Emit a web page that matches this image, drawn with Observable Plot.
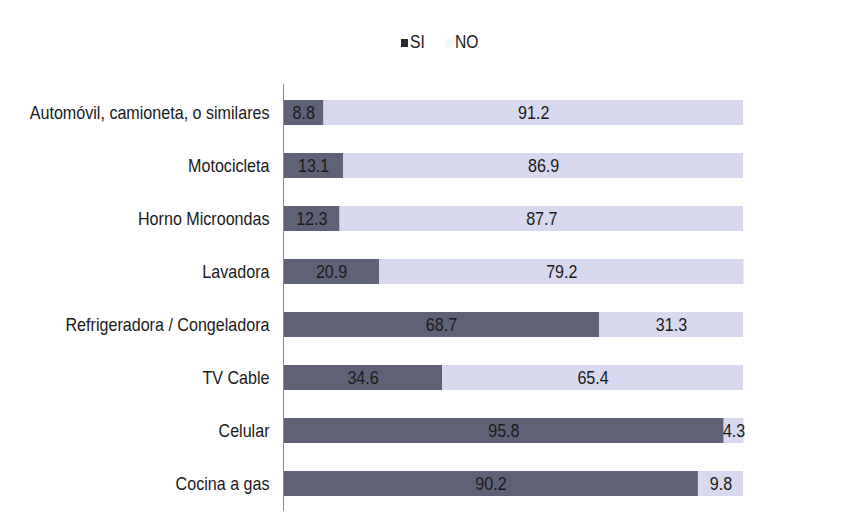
<!DOCTYPE html>
<html>
<head>
<meta charset="utf-8">
<script src="https://cdn.jsdelivr.net/npm/d3@7"></script>
<script src="https://cdn.jsdelivr.net/npm/@observablehq/plot@0.6"></script>
<style>
  body { margin: 0; background: #fff; font-family: "Liberation Sans", Arial, sans-serif; }
  #legend { position: relative; width: 846px; height: 60px; font-size: 18px; color: #1a1a1a; }
  #legend .sw { position: absolute; width: 7px; height: 8px; top: 39px; }
  #legend .lb { position: absolute; top: 32px; line-height: 20px; transform: scaleX(0.87); transform-origin: left center; }
</style>
</head>
<body>
<div id="legend"></div>
<div id="chart"></div>
<script>
// Household goods: share of homes that have each item (SI) or not (NO), in %
const categories = [
  "Automóvil, camioneta, o similares",
  "Motocicleta",
  "Horno Microondas",
  "Lavadora",
  "Refrigeradora / Congeladora",
  "TV Cable",
  "Celular",
  "Cocina a gas"
];
const siValues = [8.8, 13.1, 12.3, 20.9, 68.7, 34.6, 95.8, 90.2];
const noValues = [91.2, 86.9, 87.7, 79.2, 31.3, 65.4, 4.3, 9.8];
const seriesNames = ["SI", "NO"];
const seriesColors = ["#5f6276", "#d8d8ee"];

// long-format table for the stacked bars
const rows = [];
categories.forEach((cat, i) => {
  rows.push({cat, series: "SI", value: siValues[i]});
  rows.push({cat, series: "NO", value: noValues[i]});
});

// legend above the chart
const legend = document.getElementById("legend");
const legendItems = [
  {name: seriesNames[0], color: "#2a2a2e", sx: 401, tx: 410},
  {name: seriesNames[1], color: "#f3f3f9", sx: 445, tx: 455}
];
for (const it of legendItems) {
  const sw = document.createElement("div");
  sw.className = "sw";
  sw.style.left = it.sx + "px";
  sw.style.background = it.color;
  legend.appendChild(sw);
  const lb = document.createElement("div");
  lb.className = "lb";
  lb.style.left = it.tx + "px";
  lb.textContent = it.name;
  legend.appendChild(lb);
}

const font = "'Liberation Sans', Arial, sans-serif";
const squeeze = 0.87; // condensed lettering

const chart = Plot.plot({
  width: 846,
  height: 471,
  marginTop: 24,
  marginBottom: 20,
  marginLeft: 283,
  marginRight: 103,
  style: {fontFamily: font, background: "#fff"},
  x: {domain: [0, 100], axis: null},
  y: {domain: categories, paddingInner: 0.53, paddingOuter: 0.265, label: null},
  color: {domain: seriesNames, range: seriesColors},
  marks: [
    Plot.barX(rows, Plot.stackX({x: "value", y: "cat", fill: "series"})),
    Plot.ruleX([0], {stroke: "#8a8a8a", strokeWidth: 1}),
    Plot.text(rows, Plot.stackX({
      x: "value", y: "cat", z: "series",
      text: d => d.value.toFixed(1),
      fill: "#1a1a1a", fontSize: 18.5
    })),
    Plot.axisY({tickSize: 0, tickPadding: 14, fontSize: 18.5, label: null, color: "#1a1a1a"})
  ]
});
document.getElementById("chart").appendChild(chart);

// narrow every label horizontally, keeping its anchor in place
chart.querySelectorAll("text").forEach(t => {
  const w = t.getComputedTextLength();
  if (w > 0) {
    t.setAttribute("textLength", (w * squeeze).toFixed(2));
    t.setAttribute("lengthAdjust", "spacingAndGlyphs");
  }
});
</script>
</body>
</html>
== == ==
Show every line where the string "that" appears.

--- Written answer ---
Emit a web page that matches this image, drawn with Observable Plot.
// Household goods: share of homes that have each item (SI) or not (NO), in %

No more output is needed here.